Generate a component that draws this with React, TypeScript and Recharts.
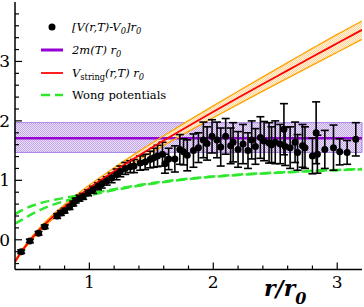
import React from 'react';
import {
  ComposedChart, Line, Area, Scatter, ErrorBar, XAxis, YAxis,
  ReferenceArea, ReferenceLine, Legend,
} from 'recharts';

// ---- curves ----
const curveR = [0.4, 0.45, 0.5, 0.6, 0.7, 0.8, 0.9, 1.0, 1.2, 1.4, 1.6, 1.8, 2.0, 2.2, 2.4, 2.6, 2.8, 3.0, 3.2];
const stringV = [-0.370, -0.207, -0.066, 0.174, 0.376, 0.555, 0.717, 0.870, 1.152, 1.417, 1.669, 1.914, 2.153, 2.388, 2.621, 2.850, 3.079, 3.305, 3.531];
const stringHi = [-0.350, -0.185, -0.041, 0.204, 0.411, 0.595, 0.762, 0.920, 1.212, 1.487, 1.749, 2.004, 2.253, 2.498, 2.741, 2.980, 3.219, 3.455, 3.681];
const stringLo = [-0.390, -0.230, -0.091, 0.144, 0.341, 0.515, 0.672, 0.820, 1.092, 1.347, 1.589, 1.824, 2.053, 2.278, 2.501, 2.720, 2.939, 3.155, 3.371];
const wongA = [0.43, 0.49, 0.54, 0.615, 0.665, 0.705, 0.74, 0.775, 0.85, 0.92, 0.98, 1.03, 1.065, 1.095, 1.12, 1.14, 1.16, 1.175, 1.19];
const wongB = [0.27, 0.33, 0.39, 0.50, 0.585, 0.65, 0.705, 0.75, 0.835, 0.91, 0.97, 1.02, 1.06, 1.09, 1.115, 1.135, 1.155, 1.17, 1.185];

// ---- 2m(T) r0 band ----
const twoM = 1.71;
const twoMLo = 1.47;
const twoMHi = 1.97;

// ---- lattice data [V(r,T)-V0] r0 ----
const dataR = [0.45, 0.52, 0.59, 0.64, 0.74, 0.77, 0.80, 0.84, 0.87, 0.89, 0.92, 0.95, 0.99, 1.03, 1.07, 1.10, 1.14, 1.18, 1.22, 1.25, 1.29, 1.33, 1.36, 1.41, 1.45, 1.49, 1.52, 1.55, 1.59, 1.61, 1.64, 1.69, 1.73, 1.76, 1.79, 1.84, 1.88, 1.92, 1.95, 1.99, 2.03, 2.06, 2.10, 2.14, 2.16, 2.20, 2.24, 2.28, 2.31, 2.34, 2.38, 2.41, 2.45, 2.47, 2.50, 2.54, 2.57, 2.58, 2.62, 2.66, 2.68, 2.72, 2.74, 2.80, 2.83, 2.84, 2.90, 2.97, 3.02, 3.08, 3.15];
const dataV = [-0.20, -0.02, 0.11, 0.22, 0.40, 0.45, 0.49, 0.55, 0.61, 0.66, 0.70, 0.73, 0.79, 0.84, 0.90, 0.94, 0.99, 1.04, 1.10, 1.15, 1.20, 1.23, 1.24, 1.29, 1.31, 1.35, 1.38, 1.41, 1.44, 1.28, 1.36, 1.36, 1.52, 1.48, 1.42, 1.50, 1.55, 1.68, 1.62, 1.74, 1.68, 1.56, 1.74, 1.58, 1.64, 1.52, 1.61, 1.50, 1.68, 1.57, 1.72, 1.66, 1.63, 1.60, 1.64, 1.61, 1.86, 1.57, 1.55, 1.64, 1.47, 1.58, 1.55, 1.41, 1.80, 1.44, 1.52, 1.55, 1.48, 1.47, 1.69];
const dataErr = [0.03, 0.03, 0.03, 0.03, 0.04, 0.04, 0.04, 0.04, 0.04, 0.04, 0.05, 0.05, 0.05, 0.06, 0.06, 0.07, 0.07, 0.08, 0.09, 0.09, 0.10, 0.10, 0.11, 0.12, 0.13, 0.14, 0.16, 0.18, 0.20, 0.16, 0.18, 0.22, 0.25, 0.22, 0.26, 0.28, 0.25, 0.30, 0.28, 0.28, 0.30, 0.32, 0.30, 0.30, 0.33, 0.30, 0.33, 0.30, 0.32, 0.30, 0.35, 0.33, 0.34, 0.30, 0.36, 0.33, 0.43, 0.32, 0.35, 0.34, 0.30, 0.36, 0.35, 0.30, 0.52, 0.32, 0.32, 0.38, 0.22, 0.20, 0.28];

// ---- ticks ----
const xTicks = [0.6, 0.8, 1, 1.2, 1.4, 1.6, 1.8, 2, 2.2, 2.4, 2.6, 2.8, 3];
const yTicks = [-0.4, -0.2, 0, 0.2, 0.4, 0.6, 0.8, 1, 1.2, 1.4, 1.6, 1.8, 2, 2.2, 2.4, 2.6, 2.8, 3, 3.2, 3.4, 3.6, 3.8];

const curveData = curveR.map((r, i) => ({
  r,
  s: stringV[i],
  hi: stringHi[i],
  lo: stringLo[i],
  band: [stringLo[i], stringHi[i]],
  wa: wongA[i],
  wb: wongB[i],
}));
const points = dataR.map((r, i) => ({ r, v: dataV[i], e: dataErr[i] }));

const SERIF = 'DejaVu Serif, Liberation Serif, serif';
const isMajor = (v: number) => Math.abs(v - Math.round(v)) < 1e-6;

const XTickBottom = (p: any) => {
  const { x, y, payload } = p;
  const m = isMajor(payload.value);
  return (
    <g>
      <line x1={x} x2={x} y1={y} y2={y - (m ? 7 : 4)} stroke="#000" strokeWidth={1.2} />
      {m && (
        <text x={x} y={y + 18.5} textAnchor="middle" style={{ fontFamily: SERIF, fontSize: 17 }} fill="#000">
          {Math.round(payload.value)}
        </text>
      )}
    </g>
  );
};
const XTickTop = (p: any) => {
  const { x, y, payload } = p;
  const m = isMajor(payload.value);
  return <line x1={x} x2={x} y1={y} y2={y + (m ? 7 : 4)} stroke="#000" strokeWidth={1.2} />;
};
const YTickLeft = (p: any) => {
  const { x, y, payload } = p;
  const m = isMajor(payload.value);
  return (
    <g>
      <line x1={x} x2={x + (m ? 7 : 4)} y1={y} y2={y} stroke="#000" strokeWidth={1.2} />
      {m && (
        <text x={x - 5} y={y + 6} textAnchor="end" style={{ fontFamily: SERIF, fontSize: 17 }} fill="#000">
          {Math.round(payload.value)}
        </text>
      )}
    </g>
  );
};
const YTickRight = (p: any) => {
  const { x, y, payload } = p;
  const m = isMajor(payload.value);
  return <line x1={x} x2={x - (m ? 7 : 4)} y1={y} y2={y} stroke="#000" strokeWidth={1.2} />;
};

const XLabel = (p: any) => {
  const vb = p.viewBox || { x: 15, y: 269.5 };
  return (
    <text x={vb.x + 249} y={vb.y + 26.5} style={{ fontFamily: SERIF, fontSize: 22, fontWeight: 'bold', fontStyle: 'italic' }} fill="#000">
      r/r
      <tspan style={{ fontSize: 16 }} dy={8}>0</tspan>
    </text>
  );
};

const Dot = (p: any) => <circle cx={p.cx} cy={p.cy} r={3.5} fill="#000" />;

const sub = (t: string, italic = true) => (
  <span style={{ fontSize: '0.72em', position: 'relative', top: '0.35em', fontStyle: italic ? 'italic' : 'normal' }}>{t}</span>
);

const LegendContent = () => {
  const row: React.CSSProperties = { display: 'flex', alignItems: 'center', height: 22.7, whiteSpace: 'nowrap' };
  const sw = (child: React.ReactNode) => (
    <svg width={22} height={10} style={{ marginLeft: 3, marginRight: 9, display: 'block' }}>{child}</svg>
  );
  return (
    <div style={{ fontFamily: SERIF, fontSize: 11.5, color: '#000' }}>
      <div style={row}>
        {sw(<circle cx={11} cy={5} r={3.5} fill="#000" />)}
        <span style={{ fontStyle: 'italic' }}>[V(r,T)-V{sub('0')}]r{sub('0')}</span>
      </div>
      <div style={row}>
        {sw(<line x1={0} x2={22} y1={5} y2={5} stroke="#9400d3" strokeWidth={3} />)}
        <span style={{ fontStyle: 'italic' }}>2m(T) r{sub('0')}</span>
      </div>
      <div style={row}>
        {sw(<line x1={0} x2={22} y1={5} y2={5} stroke="#ff2020" strokeWidth={2} />)}
        <span style={{ fontStyle: 'italic' }}>V{sub('string', false)}(r,T) r{sub('0')}</span>
      </div>
      <div style={row}>
        {sw(<line x1={0} x2={22} y1={5} y2={5} stroke="#2ee82e" strokeWidth={2.5} strokeDasharray="9 5" />)}
        <span>Wong potentials</span>
      </div>
    </div>
  );
};

export default function App() {
  return (
    <div style={{ position: 'absolute', left: 0, top: 0, background: '#fff', fontFamily: SERIF }}>
      <svg width={0} height={0} style={{ position: 'absolute' }}>
        <defs>
          <pattern id="purpleHatch" width={2} height={2} patternUnits="userSpaceOnUse">
            <rect width={2} height={2} fill="#ece2f8" />
            <rect width={1} height={1} fill="#c3a6ea" />
            <rect x={1} y={1} width={1} height={1} fill="#c3a6ea" />
          </pattern>
          <pattern id="orangeHatch" width={2} height={2} patternUnits="userSpaceOnUse">
            <rect width={2} height={2} fill="#fff3e2" />
            <rect width={1} height={1} fill="#ffd296" />
            <rect x={1} y={1} width={1} height={1} fill="#ffd296" />
          </pattern>
        </defs>
      </svg>
      <ComposedChart
        width={364}
        height={307}
        data={curveData}
        margin={{ top: 2, right: 2, bottom: 0, left: 0 }}
      >
        <XAxis
          dataKey="r"
          type="number"
          domain={[0.4, 3.2]}
          allowDataOverflow
          ticks={xTicks}
          interval={0}
          tickSize={0}
          tickMargin={0}
          tickLine={false}
          tick={<XTickBottom />}
          height={37.5}
          axisLine={{ stroke: '#000', strokeWidth: 1.5 }}
          label={<XLabel />}
        />
        <XAxis
          xAxisId="top"
          orientation="top"
          dataKey="r"
          type="number"
          domain={[0.4, 3.2]}
          allowDataOverflow
          ticks={xTicks}
          interval={0}
          tickSize={0}
          tickMargin={0}
          tickLine={false}
          tick={<XTickTop />}
          height={0}
          axisLine={{ stroke: '#000', strokeWidth: 1.5 }}
        />
        <YAxis
          type="number"
          domain={[-0.5, 4]}
          allowDataOverflow
          ticks={yTicks}
          interval={0}
          tickSize={0}
          tickMargin={0}
          tickLine={false}
          tick={<YTickLeft />}
          width={15}
          axisLine={{ stroke: '#000', strokeWidth: 1.5 }}
        />
        <YAxis
          yAxisId="right"
          orientation="right"
          type="number"
          domain={[-0.5, 4]}
          allowDataOverflow
          ticks={yTicks}
          interval={0}
          tickSize={0}
          tickMargin={0}
          tickLine={false}
          tick={<YTickRight />}
          width={0}
          axisLine={{ stroke: '#000', strokeWidth: 1.5 }}
        />
        <ReferenceArea y1={twoMLo} y2={twoMHi} fill="url(#purpleHatch)" fillOpacity={1} stroke="#a57ee6" strokeWidth={1} />
        <ReferenceLine y={twoM} stroke="#9400d3" strokeWidth={2.5} />
        <Area dataKey="band" type="monotone" fill="url(#orangeHatch)" fillOpacity={1} stroke="none" isAnimationActive={false} />
        <Line dataKey="hi" type="monotone" stroke="#ffa500" strokeWidth={1.3} dot={false} isAnimationActive={false} />
        <Line dataKey="lo" type="monotone" stroke="#ffa500" strokeWidth={1.3} dot={false} isAnimationActive={false} />
        <Line dataKey="wa" type="monotone" stroke="#2ee82e" strokeWidth={2.5} strokeDasharray="9 5" dot={false} isAnimationActive={false} />
        <Line dataKey="wb" type="monotone" stroke="#2ee82e" strokeWidth={2.5} strokeDasharray="9 5" dot={false} isAnimationActive={false} />
        <Scatter data={points} dataKey="v" shape={<Dot />} fill="#000" isAnimationActive={false}>
          <ErrorBar dataKey="e" direction="y" width={4} stroke="#000" strokeWidth={1.6} />
        </Scatter>
        <Line dataKey="s" type="monotone" stroke="#ff0000" strokeWidth={1.8} dot={false} isAnimationActive={false} />
        <Legend
          layout="horizontal"
          verticalAlign="middle"
          align="center"
          content={<LegendContent />}
          wrapperStyle={{ position: 'absolute', top: 16, left: 38, width: 'auto', height: 'auto' }}
        />
      </ComposedChart>
    </div>
  );
}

···

DIRECTIONS:
Transcribe the opening line of the listing above, please, and every line after it through the line with "const twoMHi = 1.97;", word for word, without pictures.

SOLUTION FOR THIS EXERCISE:
Generate a component that draws this with React, TypeScript and Recharts.
import React from 'react';
import {
  ComposedChart, Line, Area, Scatter, ErrorBar, XAxis, YAxis,
  ReferenceArea, ReferenceLine, Legend,
} from 'recharts';

// ---- curves ----
const curveR = [0.4, 0.45, 0.5, 0.6, 0.7, 0.8, 0.9, 1.0, 1.2, 1.4, 1.6, 1.8, 2.0, 2.2, 2.4, 2.6, 2.8, 3.0, 3.2];
const stringV = [-0.370, -0.207, -0.066, 0.174, 0.376, 0.555, 0.717, 0.870, 1.152, 1.417, 1.669, 1.914, 2.153, 2.388, 2.621, 2.850, 3.079, 3.305, 3.531];
const stringHi = [-0.350, -0.185, -0.041, 0.204, 0.411, 0.595, 0.762, 0.920, 1.212, 1.487, 1.749, 2.004, 2.253, 2.498, 2.741, 2.980, 3.219, 3.455, 3.681];
const stringLo = [-0.390, -0.230, -0.091, 0.144, 0.341, 0.515, 0.672, 0.820, 1.092, 1.347, 1.589, 1.824, 2.053, 2.278, 2.501, 2.720, 2.939, 3.155, 3.371];
const wongA = [0.43, 0.49, 0.54, 0.615, 0.665, 0.705, 0.74, 0.775, 0.85, 0.92, 0.98, 1.03, 1.065, 1.095, 1.12, 1.14, 1.16, 1.175, 1.19];
const wongB = [0.27, 0.33, 0.39, 0.50, 0.585, 0.65, 0.705, 0.75, 0.835, 0.91, 0.97, 1.02, 1.06, 1.09, 1.115, 1.135, 1.155, 1.17, 1.185];

// ---- 2m(T) r0 band ----
const twoM = 1.71;
const twoMLo = 1.47;
const twoMHi = 1.97;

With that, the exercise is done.